=== What is being asked ===
Produce a word-for-word copy of the listing below without its pictures.

□ □ □ □ □ □ □

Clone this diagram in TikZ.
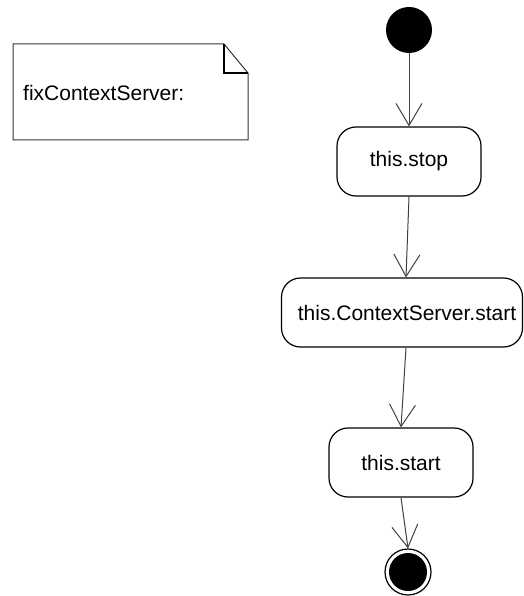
\documentclass[tikz,border=0pt]{standalone}
\usepackage{fontspec}
\setmainfont{Liberation Sans}
\usetikzlibrary{arrows.meta}
\tikzset{
  action/.style={draw=black, line width=1.2pt, rounded corners=19pt, minimum height=69pt,
    inner sep=0pt, font=\fontsize{21}{25}\selectfont},
  flow/.style={draw=black!75, line width=1pt,
    -{Straight Barb[length=22pt, width=26pt, line width=1pt]}},
  notebox/.style={draw=black!80, line width=1pt, fill=white},
}
\begin{document}
\begin{tikzpicture}[x=1pt, y=-1pt]
  \useasboundingbox (0,0) rectangle (523,596);

  % comment note with folded corner
  \draw[notebox] (13,44) -- (224,44) -- (248,73) -- (248,140) -- (13,140) -- cycle;
  \draw[black, line width=1.2pt] (224,44) -- (224,73) -- (248,73);
  \node[anchor=west, inner sep=0pt, font=\fontsize{21}{25}\selectfont] (note) at (23,93) {fixContextServer:};

  % initial state
  \node[circle, fill=black, minimum size=46pt, inner sep=0pt] (init) at (409,30) {};

  % actions
  \node[action, minimum width=144pt] (stop) at (409,161.5) {this.stop};
  \node[action, minimum width=241pt] (cs) at (402,312.5) {\hspace*{10pt}this.ContextServer.start};
  \node[action, minimum width=144pt] (start) at (401,462.5) {this.start};

  % final state
  \node[circle, draw=black, line width=1.2pt, fill=white, minimum size=46pt, inner sep=0pt] (final) at (408,572) {};
  \node[circle, fill=black, minimum size=38pt, inner sep=0pt] (finaldot) at (final) {};

  % control flow
  \draw[flow] (init) -- (stop.north);
  \draw[flow] (stop.south) -- ([xshift=4pt]cs.north);
  \draw[flow] ([xshift=4pt]cs.south) -- (start.north);
  \draw[flow] (start.south) -- (final.north);
\end{tikzpicture}
\end{document}
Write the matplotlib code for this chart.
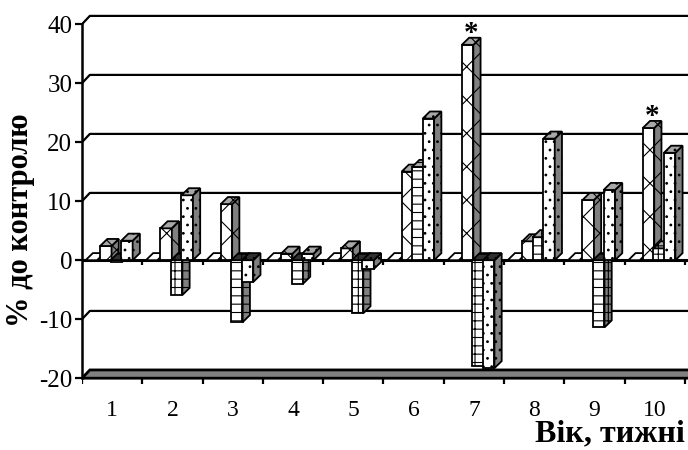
import matplotlib.pyplot as plt
from matplotlib.patches import Polygon

plt.rcParams['font.family'] = ['Liberation Serif', 'DejaVu Serif']
plt.rcParams['hatch.linewidth'] = 0.8
plt.rcParams['axes.unicode_minus'] = False

weeks = ['1', '2', '3', '4', '5', '6', '7', '8', '9', '10']
control = [0, 0, 0, 0, 0, 0, 0, 0, 0, 0]
group_a = [2.4, 5.4, 9.5, 1.1, 2.0, 15.0, 36.5, 3.2, 10.2, 22.4]
group_b = [-0.3, -5.9, -10.5, -4.0, -9.0, 15.8, -18.0, 3.9, -11.4, 2.0]
group_c = [3.3, 11.0, -3.7, 1.1, -1.5, 24.0, -18.3, 20.6, 11.9, 18.2]
stars_a = [7, 10]   # weeks with significant change in group_a

series = [control, group_a, group_b, group_c]
hatches = [None, 'x', '+-', '..']
offsets = [0.06, 0.30, 0.475, 0.65]   # left edge of each bar inside a week slot

bw = 0.19            # bar width
ddx, ddy = 0.12, 1.2  # bar depth (oblique)
wdx, wdy = 0.13, 1.4  # wall depth
xmin, xmax = 0.5, 10.55
ymin, ymax = -22.0, 42.4

fig = plt.figure(figsize=(6.88, 4.5), dpi=100)
ax = fig.add_axes([82 / 688, 60 / 450, 606 / 688, 380 / 450])
ax.set_xlim(xmin, xmax)
ax.set_ylim(ymin, ymax)

# back wall gridlines
for g in [-10, 10, 20, 30, 40]:
    ax.plot([xmin, xmin + wdx, xmax + 1], [g, g + wdy, g + wdy],
            color='black', lw=1.6, zorder=1)

# floor at the bottom
floor = Polygon([(xmin, -20), (xmax + 1, -20), (xmax + 1 + wdx, -20 + wdy),
                 (xmin + wdx, -20 + wdy)], closed=True,
                facecolor='#808080', edgecolor='black', lw=2, zorder=1)
ax.add_patch(floor)

# zero line and category ticks
ax.plot([xmin, xmax + 1], [0, 0], color='black', lw=2.2, zorder=2)
bounds = [i + 0.5 for i in range(len(weeks) + 1)]
ax.vlines(bounds, -0.9, 0, color='black', lw=1.6, zorder=2)
ax.vlines(bounds, -21.0, -20, color='black', lw=1.6, zorder=2)

for k, vals in enumerate(series):
    lefts = [i + 1 - 0.5 + offsets[k] for i in range(len(vals))]
    z = 3 + k
    ax.bar(lefts, vals, width=bw, align='edge', color='white',
           edgecolor='black', hatch=hatches[k], lw=1.3, zorder=z)
    for x0, v in zip(lefts, vals):
        top = max(v, 0)
        if v != 0:
            side = Polygon([(x0 + bw, 0), (x0 + bw + ddx, ddy),
                            (x0 + bw + ddx, v + ddy), (x0 + bw, v)],
                           closed=True, facecolor='#808080', edgecolor='black',
                           hatch=hatches[k], lw=1.3, zorder=z)
            ax.add_patch(side)
        if v > 0:
            tc = '#a8a8a8'
        elif v < 0:
            tc = '#303030'
        else:
            tc = 'white'
        topf = Polygon([(x0, top), (x0 + bw, top), (x0 + bw + ddx, top + ddy),
                        (x0 + ddx, top + ddy)], closed=True, facecolor=tc,
                       edgecolor='black', hatch=hatches[k], lw=1.3, zorder=z)
        ax.add_patch(topf)

for wk in stars_a:
    v = group_a[wk - 1]
    xc = wk - 0.5 + offsets[1] + bw / 2 + ddx / 2
    ax.text(xc, v + ddy - 0.6, '*', ha='center', va='baseline',
            fontsize=21, fontweight='bold', zorder=10)

for s in ['top', 'right', 'bottom']:
    ax.spines[s].set_visible(False)
ax.spines['left'].set_bounds(-20, 40)
ax.spines['left'].set_linewidth(1.8)
ax.set_yticks(range(-20, 41, 10))
ax.tick_params(axis='y', direction='out', length=5, width=1.6, labelsize=18, pad=2)
ax.set_xticks(range(1, len(weeks) + 1), weeks)
ax.tick_params(axis='x', length=0, labelsize=17, pad=7)

fig.text(21 / 688, 1 - 220 / 450, '% до контролю', rotation=90, ha='center',
         va='center', fontsize=22, fontweight='bold')
fig.text(685 / 688, 1 - 434 / 450, 'Вік, тижні', ha='right', va='center',
         fontsize=23, fontweight='bold')

fig.savefig('out.png', dpi=100)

□ □ □ □ □ □ □

=== Finished exercise ===
Clone this diagram in TikZ.
\documentclass[tikz,border=0pt]{standalone}
\usepackage{fontspec}
\setmainfont{Liberation Sans}
\usetikzlibrary{arrows.meta}
\tikzset{
  action/.style={draw=black, line width=1.2pt, rounded corners=19pt, minimum height=69pt,
    inner sep=0pt, font=\fontsize{21}{25}\selectfont},
  flow/.style={draw=black!75, line width=1pt,
    -{Straight Barb[length=22pt, width=26pt, line width=1pt]}},
  notebox/.style={draw=black!80, line width=1pt, fill=white},
}
\begin{document}
\begin{tikzpicture}[x=1pt, y=-1pt]
  \useasboundingbox (0,0) rectangle (523,596);

  % comment note with folded corner
  \draw[notebox] (13,44) -- (224,44) -- (248,73) -- (248,140) -- (13,140) -- cycle;
  \draw[black, line width=1.2pt] (224,44) -- (224,73) -- (248,73);
  \node[anchor=west, inner sep=0pt, font=\fontsize{21}{25}\selectfont] (note) at (23,93) {fixContextServer:};

  % initial state
  \node[circle, fill=black, minimum size=46pt, inner sep=0pt] (init) at (409,30) {};

  % actions
  \node[action, minimum width=144pt] (stop) at (409,161.5) {this.stop};
  \node[action, minimum width=241pt] (cs) at (402,312.5) {\hspace*{10pt}this.ContextServer.start};
  \node[action, minimum width=144pt] (start) at (401,462.5) {this.start};

  % final state
  \node[circle, draw=black, line width=1.2pt, fill=white, minimum size=46pt, inner sep=0pt] (final) at (408,572) {};
  \node[circle, fill=black, minimum size=38pt, inner sep=0pt] (finaldot) at (final) {};

  % control flow
  \draw[flow] (init) -- (stop.north);
  \draw[flow] (stop.south) -- ([xshift=4pt]cs.north);
  \draw[flow] ([xshift=4pt]cs.south) -- (start.north);
  \draw[flow] (start.south) -- (final.north);
\end{tikzpicture}
\end{document}
Write the matplotlib code for this chart.
import matplotlib.pyplot as plt
from matplotlib.patches import Polygon

plt.rcParams['font.family'] = ['Liberation Serif', 'DejaVu Serif']
plt.rcParams['hatch.linewidth'] = 0.8
plt.rcParams['axes.unicode_minus'] = False

weeks = ['1', '2', '3', '4', '5', '6', '7', '8', '9', '10']
control = [0, 0, 0, 0, 0, 0, 0, 0, 0, 0]
group_a = [2.4, 5.4, 9.5, 1.1, 2.0, 15.0, 36.5, 3.2, 10.2, 22.4]
group_b = [-0.3, -5.9, -10.5, -4.0, -9.0, 15.8, -18.0, 3.9, -11.4, 2.0]
group_c = [3.3, 11.0, -3.7, 1.1, -1.5, 24.0, -18.3, 20.6, 11.9, 18.2]
stars_a = [7, 10]   # weeks with significant change in group_a

series = [control, group_a, group_b, group_c]
hatches = [None, 'x', '+-', '..']
offsets = [0.06, 0.30, 0.475, 0.65]   # left edge of each bar inside a week slot

bw = 0.19            # bar width
ddx, ddy = 0.12, 1.2  # bar depth (oblique)
wdx, wdy = 0.13, 1.4  # wall depth
xmin, xmax = 0.5, 10.55
ymin, ymax = -22.0, 42.4

fig = plt.figure(figsize=(6.88, 4.5), dpi=100)
ax = fig.add_axes([82 / 688, 60 / 450, 606 / 688, 380 / 450])
ax.set_xlim(xmin, xmax)
ax.set_ylim(ymin, ymax)

# back wall gridlines
for g in [-10, 10, 20, 30, 40]:
    ax.plot([xmin, xmin + wdx, xmax + 1], [g, g + wdy, g + wdy],
            color='black', lw=1.6, zorder=1)

# floor at the bottom
floor = Polygon([(xmin, -20), (xmax + 1, -20), (xmax + 1 + wdx, -20 + wdy),
                 (xmin + wdx, -20 + wdy)], closed=True,
                facecolor='#808080', edgecolor='black', lw=2, zorder=1)
ax.add_patch(floor)

# zero line and category ticks
ax.plot([xmin, xmax + 1], [0, 0], color='black', lw=2.2, zorder=2)
bounds = [i + 0.5 for i in range(len(weeks) + 1)]
ax.vlines(bounds, -0.9, 0, color='black', lw=1.6, zorder=2)
ax.vlines(bounds, -21.0, -20, color='black', lw=1.6, zorder=2)

for k, vals in enumerate(series):
    lefts = [i + 1 - 0.5 + offsets[k] for i in range(len(vals))]
    z = 3 + k
    ax.bar(lefts, vals, width=bw, align='edge', color='white',
           edgecolor='black', hatch=hatches[k], lw=1.3, zorder=z)
    for x0, v in zip(lefts, vals):
        top = max(v, 0)
        if v != 0:
            side = Polygon([(x0 + bw, 0), (x0 + bw + ddx, ddy),
                            (x0 + bw + ddx, v + ddy), (x0 + bw, v)],
                           closed=True, facecolor='#808080', edgecolor='black',
                           hatch=hatches[k], lw=1.3, zorder=z)
            ax.add_patch(side)
        if v > 0:
            tc = '#a8a8a8'
        elif v < 0:
            tc = '#303030'
        else:
            tc = 'white'
        topf = Polygon([(x0, top), (x0 + bw, top), (x0 + bw + ddx, top + ddy),
                        (x0 + ddx, top + ddy)], closed=True, facecolor=tc,
                       edgecolor='black', hatch=hatches[k], lw=1.3, zorder=z)
        ax.add_patch(topf)

for wk in stars_a:
    v = group_a[wk - 1]
    xc = wk - 0.5 + offsets[1] + bw / 2 + ddx / 2
    ax.text(xc, v + ddy - 0.6, '*', ha='center', va='baseline',
            fontsize=21, fontweight='bold', zorder=10)

for s in ['top', 'right', 'bottom']:
    ax.spines[s].set_visible(False)
ax.spines['left'].set_bounds(-20, 40)
ax.spines['left'].set_linewidth(1.8)
ax.set_yticks(range(-20, 41, 10))
ax.tick_params(axis='y', direction='out', length=5, width=1.6, labelsize=18, pad=2)
ax.set_xticks(range(1, len(weeks) + 1), weeks)
ax.tick_params(axis='x', length=0, labelsize=17, pad=7)

fig.text(21 / 688, 1 - 220 / 450, '% до контролю', rotation=90, ha='center',
         va='center', fontsize=22, fontweight='bold')
fig.text(685 / 688, 1 - 434 / 450, 'Вік, тижні', ha='right', va='center',
         fontsize=23, fontweight='bold')

fig.savefig('out.png', dpi=100)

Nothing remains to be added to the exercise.